Suppression List
A suppression list is a set of contacts that should never receive a given message or campaign, used to enforce opt-outs and protect deliverability.
In depth
A suppression list works as an exclusion filter applied at send time: even if a contact qualifies for a campaign through other segments, their presence on the suppression list overrides that and blocks the message. Typical entries include unsubscribes, hard bounces, spam complaints, competitors, and existing customers you do not want to re-prospect. Honoring these exclusions is both a legal requirement under laws like GDPR and CAN-SPAM and a practical safeguard for sender reputation.
A frequent mistake is keeping suppression logic in scattered places, which lets a suppressed contact slip through a different list and trigger a complaint. Centralizing it in one global suppression list prevents that.

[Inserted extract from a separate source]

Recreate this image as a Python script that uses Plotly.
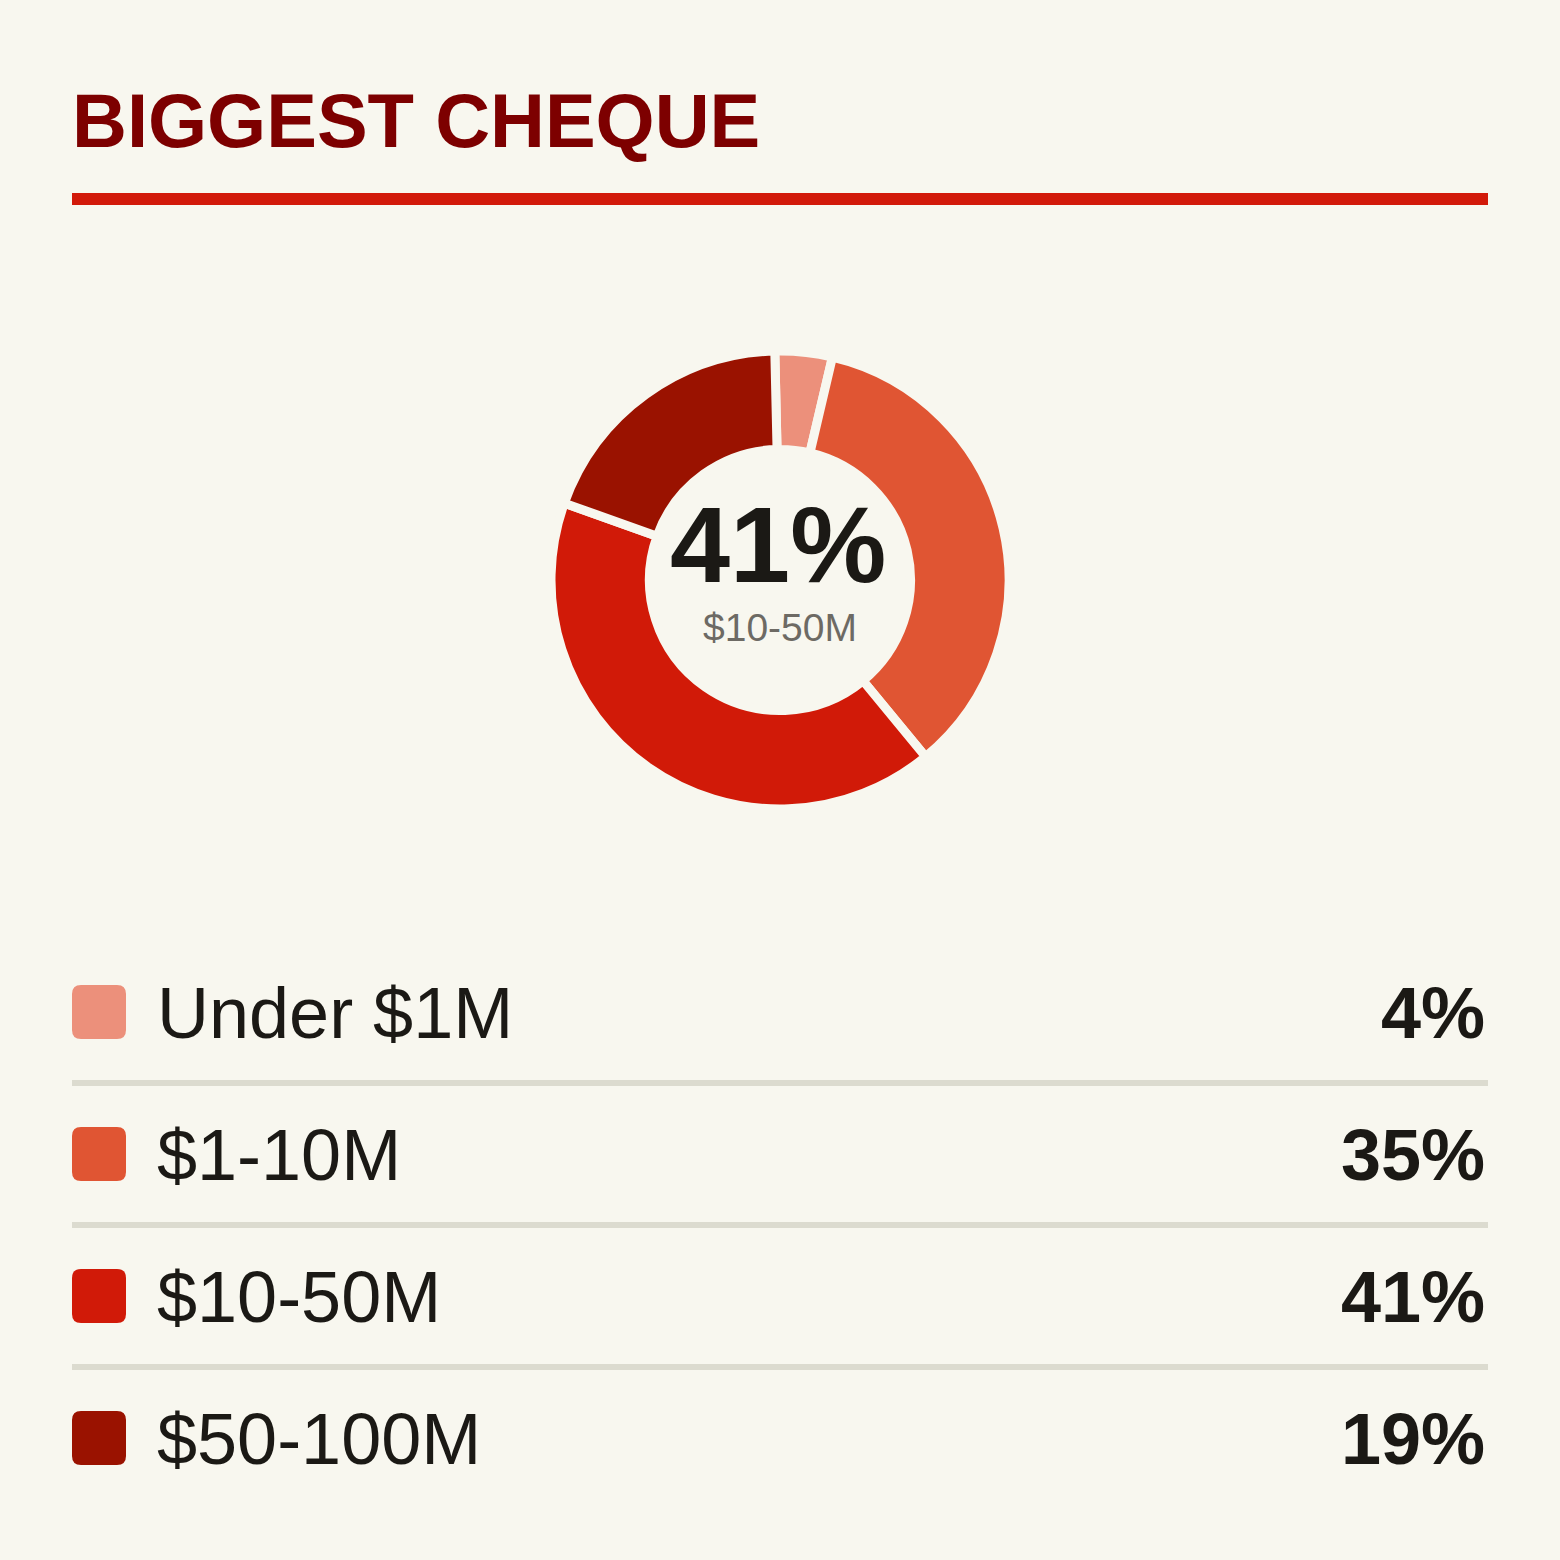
import plotly.graph_objects as go

# ---- data ----
categories = ["Under $1M", "$1-10M", "$10-50M", "$50-100M"]
values = [4, 35, 41, 19]
value_labels = ["4%", "35%", "41%", "19%"]
colors = ["#ec907b", "#e05533", "#d11a08", "#9a1200"]
title_text = "BIGGEST CHEQUE"
center_value = "41%"
center_label = "$10-50M"

BG = "#f8f7ef"
W = H = 1560
FONT = "Liberation Sans, Arial, Helvetica, sans-serif"

fig = go.Figure()

# donut
cx, cy, R = 780, 580, 229
fig.add_trace(go.Pie(
    labels=categories, values=values, sort=False, direction="clockwise",
    rotation=-1.3, hole=0.57,
    marker=dict(colors=colors, line=dict(color=BG, width=9)),
    textinfo="none", hoverinfo="label+percent", showlegend=False,
    domain=dict(x=[(cx - R) / W, (cx + R) / W], y=[1 - (cy + R) / H, 1 - (cy - R) / H]),
))

shapes = []
annotations = []

# title + rule
annotations.append(dict(x=70, y=165, xref="x", yref="y", text=f"<b>{title_text}</b>",
                        showarrow=False, xanchor="left", yanchor="bottom",
                        font=dict(family=FONT, size=76, color="#7d0000")))
shapes.append(dict(type="rect", xref="x", yref="y", x0=72, x1=1488, y0=193, y1=205,
                   fillcolor="#d21a0a", line=dict(width=0), layer="above"))

# center text
annotations.append(dict(x=cx - 2, y=544, xref="x", yref="y", text=f"<b>{center_value}</b>",
                        showarrow=False, xanchor="center", yanchor="middle",
                        font=dict(family=FONT, size=108, color="#1b1915")))
annotations.append(dict(x=cx, y=627, xref="x", yref="y", text=center_label,
                        showarrow=False, xanchor="center", yanchor="middle",
                        font=dict(family=FONT, size=39, color="#6d6a64")))

# legend rows
row0, step = 1012, 142
for i, (cat, lab, col) in enumerate(zip(categories, value_labels, colors)):
    yc = row0 + i * step
    x0, x1, y0, y1, r = 72, 126, yc - 27, yc + 27, 9
    path = (f"M {x0+r},{y0} L {x1-r},{y0} Q {x1},{y0} {x1},{y0+r} L {x1},{y1-r} "
            f"Q {x1},{y1} {x1-r},{y1} L {x0+r},{y1} Q {x0},{y1} {x0},{y1-r} "
            f"L {x0},{y0+r} Q {x0},{y0} {x0+r},{y0} Z")
    shapes.append(dict(type="path", xref="x", yref="y", path=path, fillcolor=col,
                       line=dict(width=0)))
    annotations.append(dict(x=155, y=yc + 1, xref="x", yref="y", text=cat, showarrow=False,
                            xanchor="left", yanchor="middle",
                            font=dict(family=FONT, size=72, color="#1b1915")))
    annotations.append(dict(x=1487, y=yc + 1, xref="x", yref="y", text=f"<b>{lab}</b>",
                            showarrow=False, xanchor="right", yanchor="middle",
                            font=dict(family=FONT, size=72, color="#1b1915")))
    if i < len(categories) - 1:
        shapes.append(dict(type="rect", xref="x", yref="y", x0=72, x1=1488,
                           y0=yc + 68, y1=yc + 74, fillcolor="#dcdbcf", line=dict(width=0)))

fig.update_layout(
    width=W, height=H, margin=dict(l=0, r=0, t=0, b=0),
    paper_bgcolor=BG, plot_bgcolor=BG,
    xaxis=dict(range=[0, W], visible=False, domain=[0, 1], fixedrange=True),
    yaxis=dict(range=[H, 0], visible=False, domain=[0, 1], fixedrange=True),
    shapes=shapes, annotations=annotations,
)

fig.write_html(
    "out.html",
    config={"displayModeBar": False},
    post_script="document.body.style.margin='0';document.body.style.background='" + BG + "';",
)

In a quiz-funnel workflow, you might suppress everyone who already booked a sales call so they are not pulled back into top-of-funnel quiz nurture emails, keeping the experience coherent and respectful.
Example in practice
Frequently asked questions
Why is a suppression list important for compliance?
Laws such as GDPR and CAN-SPAM require you to honor opt-outs and stop messaging people who have unsubscribed. A suppression list automatically enforces those exclusions across every campaign, reducing legal risk.
What should go on a suppression list?
Common entries include unsubscribes, hard bounces, spam complainers, role-based addresses, competitors, and customers you do not want re-prospected. Anyone who should never receive a particular message belongs there.
How does suppression affect deliverability?
By removing bounced and complaining addresses before each send, suppression keeps your bounce and complaint rates low. Mailbox providers reward that with better inbox placement and a healthier sender reputation.